Unread postby sam » Tue May 17, 2022 9:02 pm

Hi there,

I guess you have you watched my video about this subject? https://www.isotropix.com/learn/tutoria ... emystified

That seems about right. So when you set 16 material samples + 16 light samples and shading oversampling to 100 % each refinement pass will have 16 MS + 16 LS (minimum because I'm not counting bounces etc...) so it's up to 512 (Camera max refinement passes) * (16 MS + 16 LS)

I know it can get very convoluted because for historical reasons the same interface manages fixed amount of samples, adaptive antialiasing, and shading oversampling. To be honest with you, I'm not super happy with it. It requires a too good understanding of how the path tracer works to be able to fine tune render settings to improve render times. But, that was really the best compromise we could have done without changing the whole rendering interface (integrator, materials and lights).
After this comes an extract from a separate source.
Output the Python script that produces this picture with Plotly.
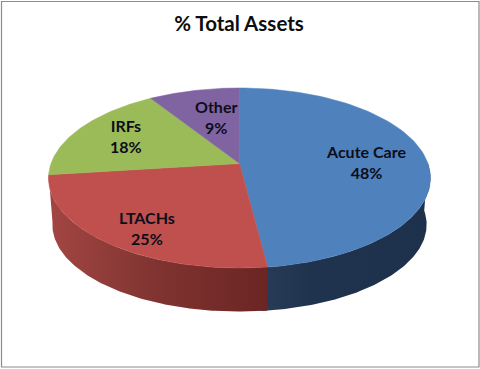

That's the reason why we changed all of that in Angie. It is WAY more simple :)

So yeah, if you want to fully control manually (while benefiting from the noise threshold) what you suggest is what I would do (on the materials directly of course).

Just that catch is that if you have multiple lobes of the same types (multiple glossy for example) the actual number of samples allocated to them will be split across them using importance sampling. There's no oversampling between lobes of the same types. At least that's not directly possible. Hoping I'm making sense.